Notice, too, that, even though the subject of the sentence may have gone awandering, the instrumentality of the missing subject nevertheless pervades the scene, with the result that the verb now agrees in gender and number with its object instead: As moddem is neuter in gender, the verb too takes the neuter form: dekhlem. Finally, to complete the parallelity between the two arms of the proverb, since moddem, in the first part, is a noun, the second part of the sentence also goes for the noun form of the verb cry, i.e. roddnnem, much like the word crying used in a popular Christmas carol: “No crying he makes.”

Another peculiarity to be noticed here is that the both the arms of the proverb begin with the verb. Now, that isn’t the way Konkani sentences are usually structured, since the common practice is to place the verb at the tail-end of a sentence. When you, for a change, start a sentence with the verb, instead of ending with it, you in effect give the sentence a special flavour, rendering it poetic or oratorical.

So much for the language aspect of the proverb. Now a word on its message.

Living in a complex world that we do, our minds are preoccupied with myriad things, so that certain (desirable) behaviours are generally evoked, often automatically, only by direct stimuli. One such situation has been captured by our proverb.

It is interesting that the English proverb, Out of sight, out of mind, purports to convey a very similar message, but by portraying exactly a contrary situation. It is tantamount (though not logically equivalent) to giving our proverb a new makeover: “If one doesn’t see a dead body, one doesn’t cry.”

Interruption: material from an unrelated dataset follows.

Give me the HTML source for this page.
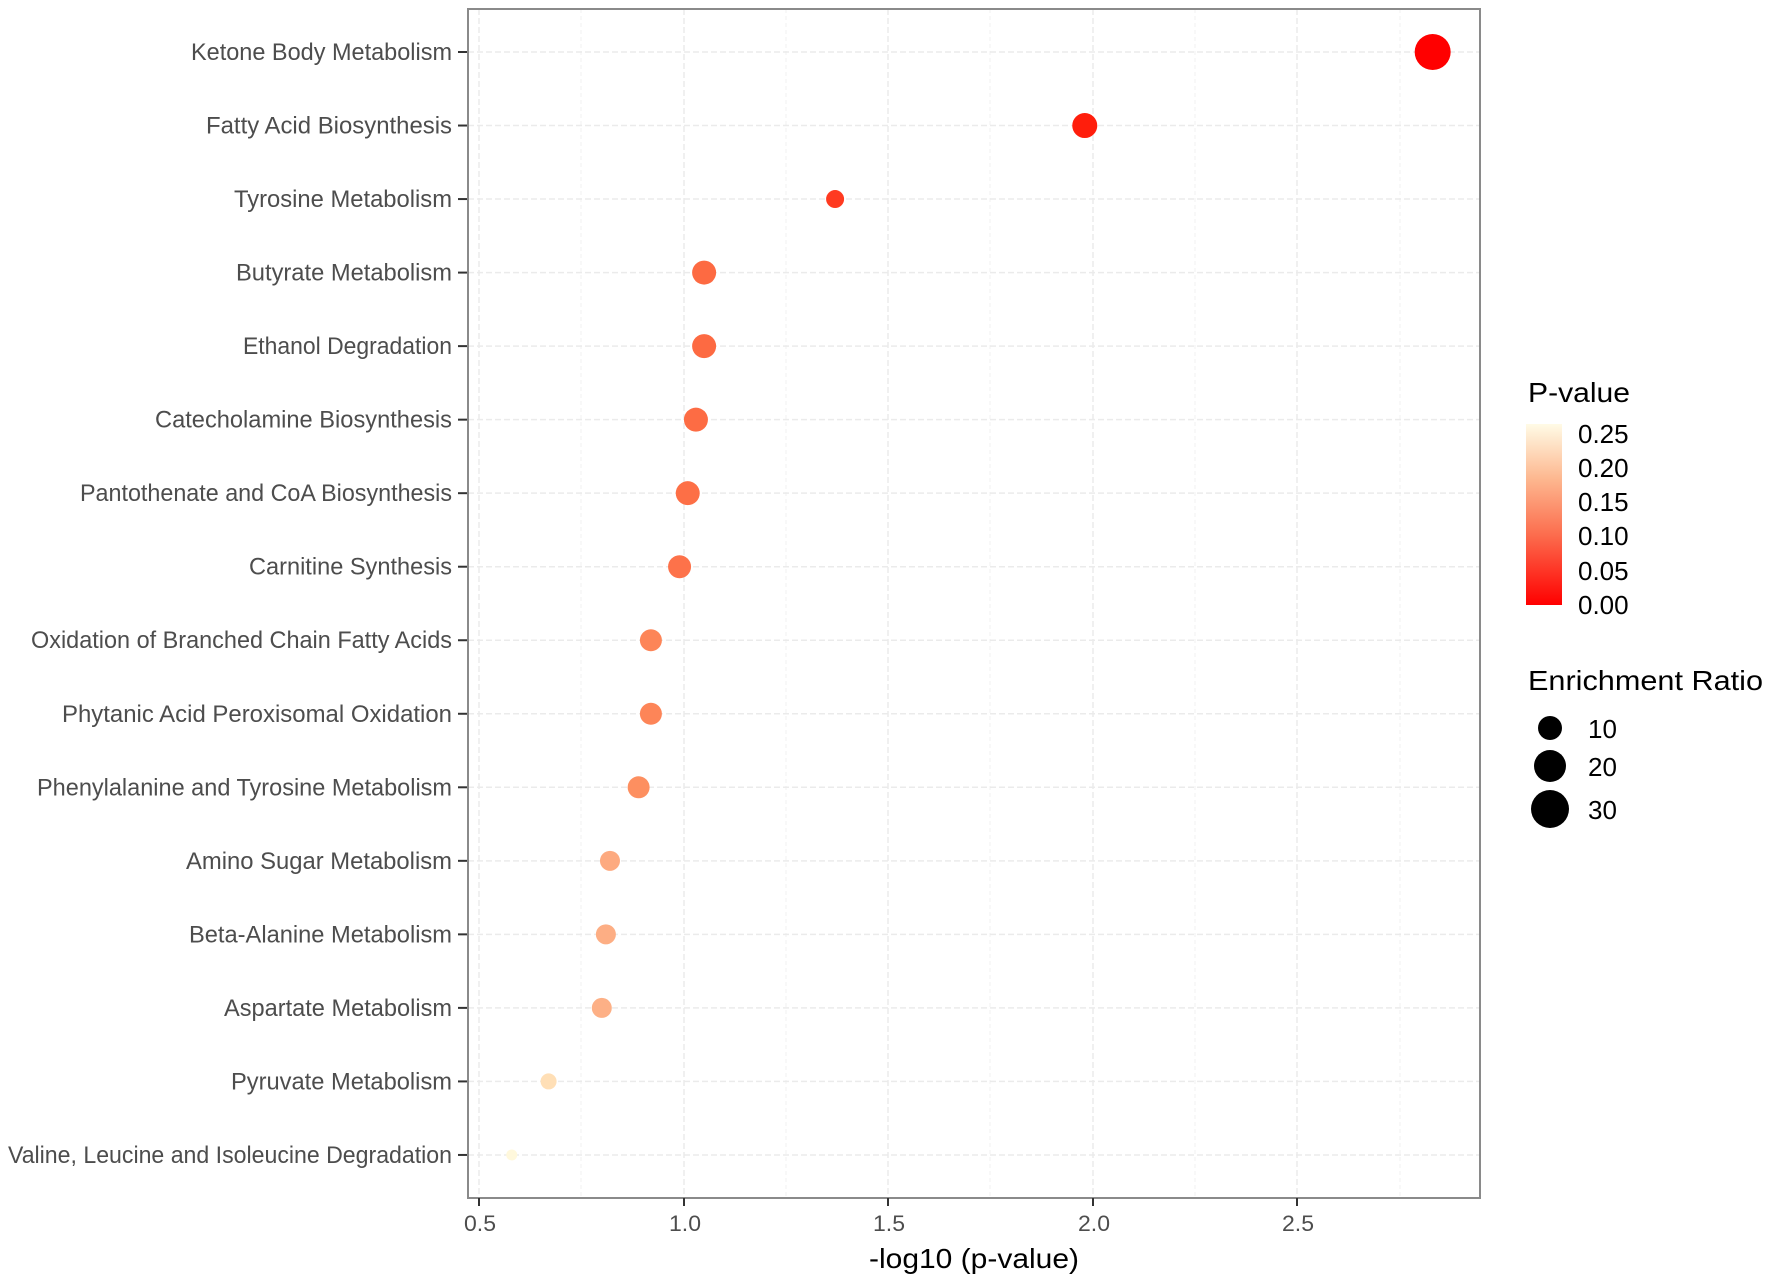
<!DOCTYPE html>
<html><head><meta charset="utf-8"><style>html,body{margin:0;padding:0;background:#fff}svg{display:block}</style></head>
<body>
<svg width="1772" height="1284" viewBox="0 0 1772 1284" xmlns="http://www.w3.org/2000/svg" font-family="'Liberation Sans', sans-serif">
<defs>
<linearGradient id="g" x1="0" y1="1" x2="0" y2="0">
<stop offset="0" stop-color="#ff0000"/><stop offset="0.4" stop-color="#fc7050"/><stop offset="0.7" stop-color="#fdb890"/><stop offset="1" stop-color="#fffbe6"/>
</linearGradient>
</defs>
<rect x="468" y="9" width="1012" height="1189" fill="#fff"/>
<g stroke="#f2f2f2" stroke-width="1.2" stroke-dasharray="4,3">
<line x1="581" y1="9" x2="581" y2="1198"/><line x1="786" y1="9" x2="786" y2="1198"/><line x1="990" y1="9" x2="990" y2="1198"/><line x1="1195" y1="9" x2="1195" y2="1198"/><line x1="1400" y1="9" x2="1400" y2="1198"/>
</g>
<g stroke="#ebebeb" stroke-width="1.5" stroke-dasharray="6,3">
<line x1="479" y1="9" x2="479" y2="1198"/><line x1="684" y1="9" x2="684" y2="1198"/><line x1="888" y1="9" x2="888" y2="1198"/><line x1="1093" y1="9" x2="1093" y2="1198"/><line x1="1297" y1="9" x2="1297" y2="1198"/>
</g>
<g stroke="#ebebeb" stroke-width="1.5" stroke-dasharray="6,3" id="hg"></g>
<g id="pts"></g>
<rect x="468" y="9" width="1012" height="1189" fill="none" stroke="#8a8a8a" stroke-width="2"/>
<g stroke="#333" stroke-width="2">
<line x1="479" y1="1198" x2="479" y2="1206"/><line x1="684" y1="1198" x2="684" y2="1206"/><line x1="888" y1="1198" x2="888" y2="1206"/><line x1="1093" y1="1198" x2="1093" y2="1206"/><line x1="1297" y1="1198" x2="1297" y2="1206"/>
</g>
<g fill="#4d4d4d" font-size="22" text-anchor="middle">
<text x="480" y="1231" textLength="32" lengthAdjust="spacingAndGlyphs">0.5</text>
<text x="685" y="1231" textLength="32" lengthAdjust="spacingAndGlyphs">1.0</text>
<text x="889" y="1231" textLength="32" lengthAdjust="spacingAndGlyphs">1.5</text>
<text x="1094" y="1231" textLength="32" lengthAdjust="spacingAndGlyphs">2.0</text>
<text x="1298" y="1231" textLength="32" lengthAdjust="spacingAndGlyphs">2.5</text>
</g>
<text x="974" y="1268" font-size="28" fill="#000" text-anchor="middle" textLength="210" lengthAdjust="spacingAndGlyphs">-log10 (p-value)</text>
<g id="labs" fill="#4d4d4d" font-size="24" text-anchor="end"></g>
<text x="1528" y="402" font-size="28" fill="#000" textLength="102" lengthAdjust="spacingAndGlyphs">P-value</text>
<rect x="1526" y="424" width="36" height="181" fill="url(#g)"/>
<g fill="#000" font-size="26">
<text x="1578" y="443">0.25</text><text x="1578" y="477">0.20</text><text x="1578" y="511">0.15</text><text x="1578" y="545">0.10</text><text x="1578" y="580">0.05</text><text x="1578" y="614">0.00</text>
</g>
<text x="1528" y="690" font-size="28" fill="#000" textLength="235" lengthAdjust="spacingAndGlyphs">Enrichment Ratio</text>
<circle cx="1550" cy="728" r="12"/><circle cx="1550" cy="766" r="16"/><circle cx="1550" cy="809" r="19"/>
<g fill="#000" font-size="26"><text x="1588" y="738">10</text><text x="1588" y="776">20</text><text x="1588" y="819">30</text></g>
<script>
var d=[["Ketone Body Metabolism",169,2.83,18,"#ff0000"],["Fatty Acid Biosynthesis",182,1.98,12.5,"#ff1e0c"],["Tyrosine Metabolism",207,1.37,9,"#ff3a20"],["Butyrate Metabolism",209,1.05,12,"#fd6a42"],["Ethanol Degradation",215,1.05,12,"#fd6a42"],["Catecholamine Biosynthesis",137,1.03,12,"#fd6c44"],["Pantothenate and CoA Biosynthesis",71,1.01,12,"#fd6f46"],["Carnitine Synthesis",220,0.99,11.5,"#fd724a"],["Oxidation of Branched Chain Fatty Acids",27,0.92,11,"#fd8558"],["Phytanic Acid Peroxisomal Oxidation",55,0.92,11,"#fd8558"],["Phenylalanine and Tyrosine Metabolism",33,0.89,11,"#fd8f60"],["Amino Sugar Metabolism",165,0.82,10,"#fdaa80"],["Beta-Alanine Metabolism",167,0.81,10,"#fdae84"],["Aspartate Metabolism",198,0.80,10,"#fdb086"],["Pyruvate Metabolism",204,0.67,8,"#ffdfb6"],["Valine, Leucine and Isoleucine Degradation",7,0.58,5.5,"#fff8dc"]];
var NS="http://www.w3.org/2000/svg",hg=document.getElementById("hg"),pts=document.getElementById("pts"),labs=document.getElementById("labs"),svg=document.querySelector("svg");
function el(n,a,p){var e=document.createElementNS(NS,n);for(var k in a)e.setAttribute(k,a[k]);p.appendChild(e);return e;}
d.forEach(function(r,i){var y=52+i*73.53;
el("line",{x1:468,x2:1480,y1:y,y2:y},hg);
el("line",{x1:458,x2:467,y1:y,y2:y,stroke:"#333","stroke-width":2},svg);
el("circle",{cx:479+(r[2]-0.5)*409.3,cy:y,r:r[3],fill:r[4]},pts);
var t=el("text",{x:452,y:y+8,textLength:Math.round((400-r[1])*1.13),lengthAdjust:"spacingAndGlyphs"},labs);t.textContent=r[0];});
</script>
</svg>
</body></html>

I am reminded of a researcher on a mission to prove that all crows are black. To achieve that, he was required to go out and observe all the crows he could find and note their colour. On one rainy day, however, he decided to stay indoors and yet continue collecting his research data. What he did to make that possible was to make his hypothesis stand on its head with a double negative: “Whatever isn’t black isn’t a crow”, which does flow logically from his original hypothesis. So all he had to do now was to pick up all the non-black objects he could find in his house and note that they weren’t crows! Research made easy!